Anyway. Why I’m a sourdough snob. There are those who argue that the flavor profile of a sourdough loaf is superior to that of an active yeast loaf, due to the slower rise and slower development of the wild yeast of the sourdough. Also, some have extolled the variety of sourdough. My sourdough should have a different taste to it than my mom’s sourdough, or a San Francisco sourdough, since the yeast spores in my kitchen differ from those in my mom’s kitchen and those in San Francisco. So yeah, there’s the flavor thing.

Aside from that, though, I just like the concept of sourdough. It’s almost like alchemy: I mix together water and flour and set it on my counter for a few days. I forget about it, and all on its own it starts getting bubbly and frothy and develop a pleasant, yeasty aroma.*

But it’s not alchemy, of course; it’s nature. Or science, if you start getting technical about the “how” of it. Both/and. But still, in this world where, were technology to be somehow stripped from my life, I would likely die** that making a loaf of bread is so simple does almost feel like magic.

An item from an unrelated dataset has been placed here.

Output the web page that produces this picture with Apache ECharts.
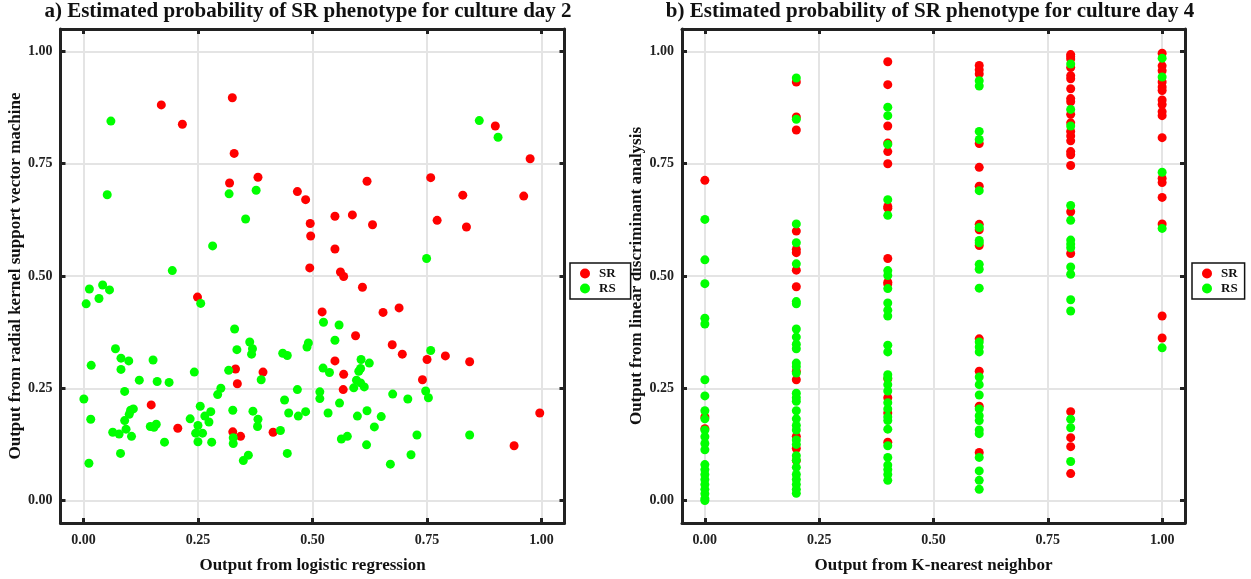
<!DOCTYPE html>
<html>
<head>
<meta charset="utf-8">
<script src="https://cdn.jsdelivr.net/npm/echarts@6/dist/echarts.min.js"></script>
<style>
html,body{margin:0;padding:0;background:#fff;}
#chart{width:1251px;height:579px;}
</style>
</head>
<body>
<div id="chart"></div>
<script>
// ---------- data ----------
const tickValues = [0, 0.25, 0.5, 0.75, 1];

const titleA = 'a) Estimated probability of SR phenotype for culture day 2';
const titleB = 'b) Estimated probability of SR phenotype for culture day 4';
const xNameA = 'Output from logistic regression';
const yNameA = 'Output from radial kernel support vector machine';
const xNameB = 'Output from K-nearest neighbor';
const yNameB = 'Output from linear discriminant analysis';
const seriesNames = ['SR', 'RS'];

const leftSR = [[0.170,0.881],[0.216,0.838],[0.325,0.897],[0.329,0.773],[0.319,0.707],[0.381,0.720],[0.467,0.688],[0.485,0.670],[0.899,0.834],[0.975,0.761],[0.619,0.711],[0.758,0.719],[0.828,0.680],[0.961,0.678],[0.549,0.633],[0.587,0.636],[0.631,0.614],[0.495,0.617],[0.772,0.624],[0.836,0.609],[0.496,0.589],[0.549,0.560],[0.494,0.518],[0.561,0.509],[0.568,0.499],[0.609,0.475],[0.521,0.420],[0.654,0.419],[0.689,0.429],[0.594,0.367],[0.674,0.347],[0.696,0.326],[0.790,0.322],[0.750,0.314],[0.843,0.309],[0.549,0.311],[0.568,0.281],[0.740,0.269],[0.567,0.247],[0.996,0.195],[0.940,0.122],[0.249,0.453],[0.332,0.293],[0.392,0.286],[0.336,0.260],[0.148,0.213],[0.206,0.161],[0.326,0.153],[0.343,0.143],[0.414,0.152]];

const leftRS = [[0.060,0.845],[0.318,0.683],[0.377,0.691],[0.052,0.681],[0.354,0.627],[0.282,0.567],[0.194,0.512],[0.864,0.846],[0.905,0.809],[0.749,0.539],[0.524,0.397],[0.558,0.391],[0.549,0.357],[0.491,0.351],[0.488,0.342],[0.758,0.334],[0.606,0.314],[0.624,0.306],[0.523,0.295],[0.537,0.285],[0.605,0.294],[0.601,0.288],[0.596,0.268],[0.605,0.262],[0.590,0.251],[0.613,0.253],[0.467,0.247],[0.516,0.242],[0.516,0.227],[0.675,0.237],[0.708,0.226],[0.747,0.244],[0.753,0.229],[0.559,0.217],[0.485,0.198],[0.469,0.188],[0.534,0.195],[0.598,0.188],[0.619,0.200],[0.650,0.187],[0.635,0.164],[0.563,0.137],[0.576,0.143],[0.618,0.124],[0.728,0.146],[0.843,0.146],[0.715,0.102],[0.670,0.081],[0.013,0.471],[0.042,0.480],[0.057,0.469],[0.034,0.450],[0.006,0.438],[0.256,0.439],[0.330,0.382],[0.363,0.353],[0.335,0.336],[0.369,0.338],[0.367,0.326],[0.070,0.338],[0.082,0.317],[0.099,0.311],[0.152,0.313],[0.017,0.301],[0.082,0.292],[0.242,0.286],[0.317,0.290],[0.122,0.268],[0.161,0.265],[0.187,0.263],[0.388,0.269],[0.090,0.243],[0.300,0.250],[0.293,0.236],[0.001,0.226],[0.439,0.224],[0.255,0.210],[0.109,0.204],[0.103,0.201],[0.100,0.192],[0.278,0.198],[0.265,0.188],[0.326,0.201],[0.370,0.199],[0.381,0.181],[0.448,0.195],[0.016,0.181],[0.090,0.178],[0.274,0.175],[0.233,0.182],[0.146,0.165],[0.154,0.163],[0.159,0.170],[0.064,0.152],[0.078,0.148],[0.093,0.159],[0.105,0.143],[0.250,0.167],[0.245,0.150],[0.260,0.150],[0.250,0.131],[0.280,0.130],[0.177,0.130],[0.327,0.140],[0.327,0.127],[0.349,0.089],[0.360,0.101],[0.380,0.165],[0.445,0.105],[0.430,0.156],[0.081,0.105],[0.012,0.083],[0.435,0.328],[0.445,0.323]];

const rightSR = [
  [0,0.713],[0,0.186],[0,0.160],
  [0.2,0.932],[0.2,0.854],[0.2,0.825],[0.2,0.600],[0.2,0.559],[0.2,0.552],[0.2,0.513],[0.2,0.476],[0.2,0.288],[0.2,0.269],[0.2,0.143],[0.2,0.116],[0.2,0.089],
  [0.4,0.977],[0.4,0.926],[0.4,0.834],[0.4,0.796],[0.4,0.777],[0.4,0.750],[0.4,0.655],[0.4,0.651],[0.4,0.539],[0.4,0.486],[0.4,0.482],[0.4,0.271],[0.4,0.229],[0.4,0.195],[0.4,0.130],
  [0.6,0.969],[0.6,0.959],[0.6,0.950],[0.6,0.795],[0.6,0.742],[0.6,0.700],[0.6,0.615],[0.6,0.603],[0.6,0.568],[0.6,0.360],[0.6,0.288],[0.6,0.210],[0.6,0.107],
  [0.8,0.993],[0.8,0.988],[0.8,0.983],[0.8,0.964],[0.8,0.946],[0.8,0.939],[0.8,0.917],[0.8,0.895],[0.8,0.888],[0.8,0.860],[0.8,0.841],[0.8,0.822],[0.8,0.812],[0.8,0.801],[0.8,0.777],[0.8,0.770],[0.8,0.746],[0.8,0.643],[0.8,0.550],[0.8,0.198],[0.8,0.140],[0.8,0.120],[0.8,0.060],
  [1,0.996],[1,0.968],[1,0.957],[1,0.932],[1,0.921],[1,0.913],[1,0.892],[1,0.882],[1,0.866],[1,0.857],[1,0.808],[1,0.717],[1,0.708],[1,0.675],[1,0.616],[1,0.411],[1,0.362]
];

const rightRS = [
  [0,0.626],[0,0.536],[0,0.483],[0,0.406],[0,0.393],[0,0.269],[0,0.233],[0,0.200],[0,0.182],[0,0.157],[0,0.142],[0,0.127],[0,0.113],[0,0.080],[0,0.069],[0,0.058],[0,0.047],[0,0.036],[0,0.025],[0,0.015],[0,0.004],[0,0.000],
  [0.2,0.941],[0.2,0.849],[0.2,0.616],[0.2,0.574],[0.2,0.527],[0.2,0.443],[0.2,0.438],[0.2,0.382],[0.2,0.364],[0.2,0.348],[0.2,0.338],[0.2,0.306],[0.2,0.298],[0.2,0.284],[0.2,0.239],[0.2,0.229],[0.2,0.221],[0.2,0.200],[0.2,0.182],[0.2,0.167],[0.2,0.157],[0.2,0.135],[0.2,0.125],[0.2,0.100],[0.2,0.090],[0.2,0.074],[0.2,0.058],[0.2,0.047],[0.2,0.036],[0.2,0.025],[0.2,0.016],
  [0.4,0.876],[0.4,0.857],[0.4,0.793],[0.4,0.670],[0.4,0.635],[0.4,0.512],[0.4,0.501],[0.4,0.472],[0.4,0.440],[0.4,0.424],[0.4,0.411],[0.4,0.346],[0.4,0.331],[0.4,0.280],[0.4,0.273],[0.4,0.258],[0.4,0.244],[0.4,0.218],[0.4,0.204],[0.4,0.186],[0.4,0.178],[0.4,0.159],[0.4,0.122],[0.4,0.096],[0.4,0.079],[0.4,0.069],[0.4,0.058],[0.4,0.045],
  [0.6,0.935],[0.6,0.923],[0.6,0.822],[0.6,0.804],[0.6,0.690],[0.6,0.608],[0.6,0.579],[0.6,0.574],[0.6,0.526],[0.6,0.515],[0.6,0.473],[0.6,0.353],[0.6,0.342],[0.6,0.331],[0.6,0.275],[0.6,0.258],[0.6,0.235],[0.6,0.204],[0.6,0.189],[0.6,0.178],[0.6,0.157],[0.6,0.149],[0.6,0.096],[0.6,0.066],[0.6,0.045],[0.6,0.025],
  [0.8,0.972],[0.8,0.871],[0.8,0.834],[0.8,0.657],[0.8,0.624],[0.8,0.580],[0.8,0.571],[0.8,0.563],[0.8,0.520],[0.8,0.504],[0.8,0.447],[0.8,0.422],[0.8,0.181],[0.8,0.162],[0.8,0.087],
  [1,0.985],[1,0.943],[1,0.731],[1,0.606],[1,0.340]
];

// ---------- chart ----------
const FONT = '"Liberation Serif", "Times New Roman", serif';
const RED = '#ff0000';
const GREEN = '#00ff00';
const chart = echarts.init(document.getElementById('chart'), null, {renderer: 'canvas'});

const grids = [
  {left: 60.5, top: 29, width: 504, height: 505},
  {left: 682, top: 29, width: 503, height: 505}
];

function mkX(gi, pos, name, show) {
  return {
    type: 'value', gridIndex: gi, position: pos, min: -0.05, max: 1.05,
    name: show ? name : '', nameLocation: 'middle', nameGap: 34,
    nameTextStyle: {fontFamily: FONT, fontWeight: 'bold', fontSize: 17, color: '#111'},
    axisLine: {show: true, onZero: false, lineStyle: {color: '#222', width: 3}},
    axisTick: {show: true, inside: true, length: 5, customValues: tickValues, lineStyle: {color: '#222', width: 3}},
    axisLabel: {show: show, customValues: tickValues, margin: 10, formatter: v => v.toFixed(2),
      fontFamily: FONT, fontWeight: 'bold', fontSize: 14, color: '#222'},
    splitLine: {show: show, lineStyle: {color: '#e4e4e4', width: 2}}
  };
}
function mkY(gi, pos, name, show) {
  return {
    type: 'value', gridIndex: gi, position: pos, min: -0.05, max: 1.05,
    name: show ? name : '', nameLocation: 'middle', nameGap: 31, nameRotate: 90,
    nameTextStyle: {fontFamily: FONT, fontWeight: 'bold', fontSize: 17, color: '#111'},
    axisLine: {show: true, onZero: false, lineStyle: {color: '#222', width: 3}},
    axisTick: {show: true, inside: true, length: 5, customValues: tickValues, lineStyle: {color: '#222', width: 3}},
    axisLabel: {show: show, customValues: tickValues, margin: 8, formatter: v => v.toFixed(2),
      fontFamily: FONT, fontWeight: 'bold', fontSize: 14, color: '#222'},
    splitLine: {show: show, lineStyle: {color: '#e4e4e4', width: 2}}
  };
}

function scatter(name, data, color, xi, yi) {
  return {
    type: 'scatter', name: name, data: data, xAxisIndex: xi, yAxisIndex: yi,
    symbol: 'circle', symbolSize: 9, itemStyle: {color: color, opacity: 1},
    emphasis: {disabled: true}, clip: false
  };
}

function legendAt(left, top, padRight) {
  return {
    orient: 'vertical', left: left, top: top, data: seriesNames,
    icon: 'circle', itemWidth: 18, itemHeight: 10, itemGap: 2,
    padding: [4, padRight, 4, 10], borderColor: '#111', borderWidth: 1.5, backgroundColor: '#fff',
    textStyle: {fontFamily: FONT, fontWeight: 'bold', fontSize: 13, color: '#111'},
    selectedMode: false
  };
}

const option = {
  animation: false,
  backgroundColor: '#fff',
  title: [
    {text: titleA, left: 308, top: 1, padding: 0, textAlign: 'center',
      textStyle: {fontFamily: FONT, fontWeight: 'bold', fontSize: 21, color: '#111'}},
    {text: titleB, left: 930, top: 1, padding: 0, textAlign: 'center',
      textStyle: {fontFamily: FONT, fontWeight: 'bold', fontSize: 21, color: '#111'}}
  ],
  legend: [legendAt(570, 263, 15), legendAt(1192, 263, 7)],
  grid: grids,
  xAxis: [mkX(0, 'bottom', xNameA, true), mkX(0, 'top', '', false),
          mkX(1, 'bottom', xNameB, true), mkX(1, 'top', '', false)],
  yAxis: [mkY(0, 'left', yNameA, true), mkY(0, 'right', '', false),
          mkY(1, 'left', yNameB, true), mkY(1, 'right', '', false)],
  series: [
    scatter('SR', leftSR, RED, 0, 0),
    scatter('RS', leftRS, GREEN, 0, 0),
    scatter('SR', rightSR, RED, 2, 2),
    scatter('RS', rightRS, GREEN, 2, 2)
  ]
};
chart.setOption(option);
</script>
</body>
</html>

The ingredients of my sourdough loaf are bread flour, water, whey (which could account for the nice rise), and salt. Since the yeast spores are from my kitchen and not a little packet, it’s about as close to “homemade” as you can get.  And people have been making bread like this for thousands of years. It is, well, neat. Yes, I am aware of how inadequate that sounds.

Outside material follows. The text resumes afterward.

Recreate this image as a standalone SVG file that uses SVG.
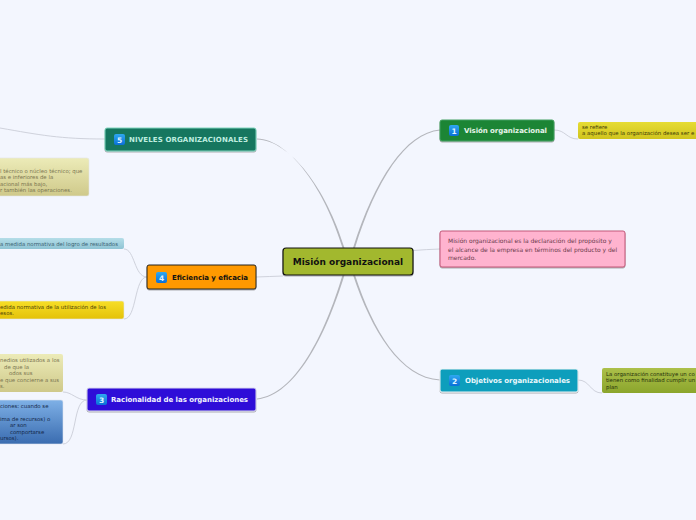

Still. That’s why I’m a sourdough snob.

_______________________________________________________

*Well, pleasant to me. Some people don’t like the smell of fermentation.

**I’m not being facetious; it’s currently 10ºF and feels like 0º according to weather.com. Plus, I’m not sure how long I could gather foodstuffs before eating a poisonous berry or mushroom. I’m botanically ignorant.